D&D has always had wizards with mythical powers. There's no in-principle reason why other sorts of PCs can't be comparably mythical.
 

Shasarak

Banned
Banned
I was half way through reading this article and I thought to myself, this sounds like something written by Lewis Pulsipher.
 

Campbell

Relaxed Intensity
I feel it is a deep mistake to confuse games that are more focused on individual intersecting characters and games that lack much in the way of meaningful consequences. Games like Apocalypse World, Burning Wheel, Dogs in the Vineyard and Sorcerer often have brutal and sometimes fatal consequences despite being very much centered around a cast of individuals. The reason they do not always join forces together is that they all have processes for defining individual and sometimes mutually incompatible goals. Think of it like a board game where different pieces have different winning conditions. Sometimes you join forces where those align, but when your goals do not mesh there can be conflict.
 

S'mon

Legend
I haven't seen a huge amount of "all about me" play in 5e D&D, the players generally co-operate. 4e D&D very much encouraged the creation of tactical synergies between PCs as the way to win combat. There is one game I found that encouraged 'all about me' play, that being 3e D&D, and so Pathfinder by extension. But that feels like an outlier.

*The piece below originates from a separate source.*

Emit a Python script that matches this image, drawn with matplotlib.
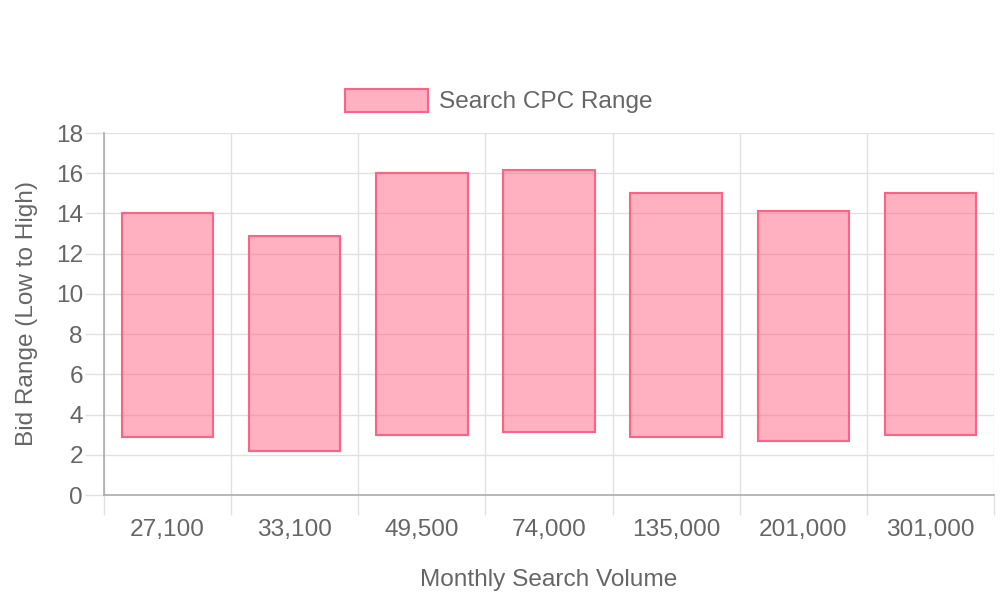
import matplotlib
matplotlib.use("Agg")
import matplotlib.pyplot as plt
import numpy as np

# monthly search volume categories and the low/high CPC bids
categories = ["27,100", "33,100", "49,500", "74,000", "135,000", "201,000", "301,000"]
bid_low = [2.9, 2.2, 3.0, 3.15, 2.9, 2.7, 3.0]
bid_high = [14.0, 12.9, 16.0, 16.15, 15.0, 14.1, 15.0]

plt.rcParams["font.family"] = ["Liberation Sans", "DejaVu Sans"]
txt = "#666666"
grid_c = "#e1e1e1"
axis_c = "#ababab"
fill = (1, 99 / 255, 132 / 255, 0.5)
edge = (1, 99 / 255, 132 / 255, 1)
fs = 17.6

fig = plt.figure(figsize=(10, 6), dpi=100)
W, H = 1000, 600
ax = fig.add_axes([104 / W, (H - 495) / H, (994 - 104) / W, (495 - 133) / H])

x = np.arange(len(categories))
heights = np.array(bid_high) - np.array(bid_low)
ax.bar(x, heights, bottom=bid_low, width=0.72, color=fill, edgecolor=edge,
       linewidth=1.5, label="Search CPC Range", zorder=3)

ax.set_xlim(-0.5, len(categories) - 0.5)
ax.set_ylim(0, 18)
ax.set_yticks(np.arange(0, 19, 2))
ax.set_xticks(x)
ax.set_xticklabels(categories)
ax.set_xticks(np.arange(-0.5, len(categories), 1), minor=True)

ax.grid(True, which="minor", axis="x", color=grid_c, linewidth=1, zorder=0)
ax.grid(True, which="major", axis="y", color=grid_c, linewidth=1, zorder=0)

ax.tick_params(axis="x", which="major", length=0, pad=17.5, labelsize=fs, labelcolor=txt)
ax.tick_params(axis="x", which="minor", length=14.4, width=1, color=grid_c)
ax.tick_params(axis="y", length=13.7, width=1, color=grid_c, pad=1.5, labelsize=fs, labelcolor=txt)

for s in ["top", "right"]:
    ax.spines[s].set_visible(False)
for s in ["left", "bottom"]:
    ax.spines[s].set_color(axis_c)
    ax.spines[s].set_linewidth(1.2)
    ax.spines[s].set_zorder(4)

ax.set_xlabel("Monthly Search Volume", fontsize=fs, color=txt, labelpad=20)
ax.set_ylabel("Bid Range (Low to High)", fontsize=fs, color=txt, labelpad=13)

fig.legend(loc="center", bbox_to_anchor=(499 / W, (H - 101) / H), frameon=False,
           fontsize=fs, labelcolor=txt, handlelength=3.37, handleheight=1.07,
           handletextpad=0.47)

fig.savefig("out.png", dpi=100)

I do think that games with group initiative tend to encourage players thinking as a team, and individual init can make it hard.
 

pemerton

Legend
I don't necessarily want the PCs, or players, to think like a team. If the situation is such that, given their various motivations, they might conflict, then that conflict should emerge.

Given that RPGing is a social activity there may be some limits that apply in respect of that sort of conflict, but I think that's something each table can resolve as individual temperaments and the overall mode dictate.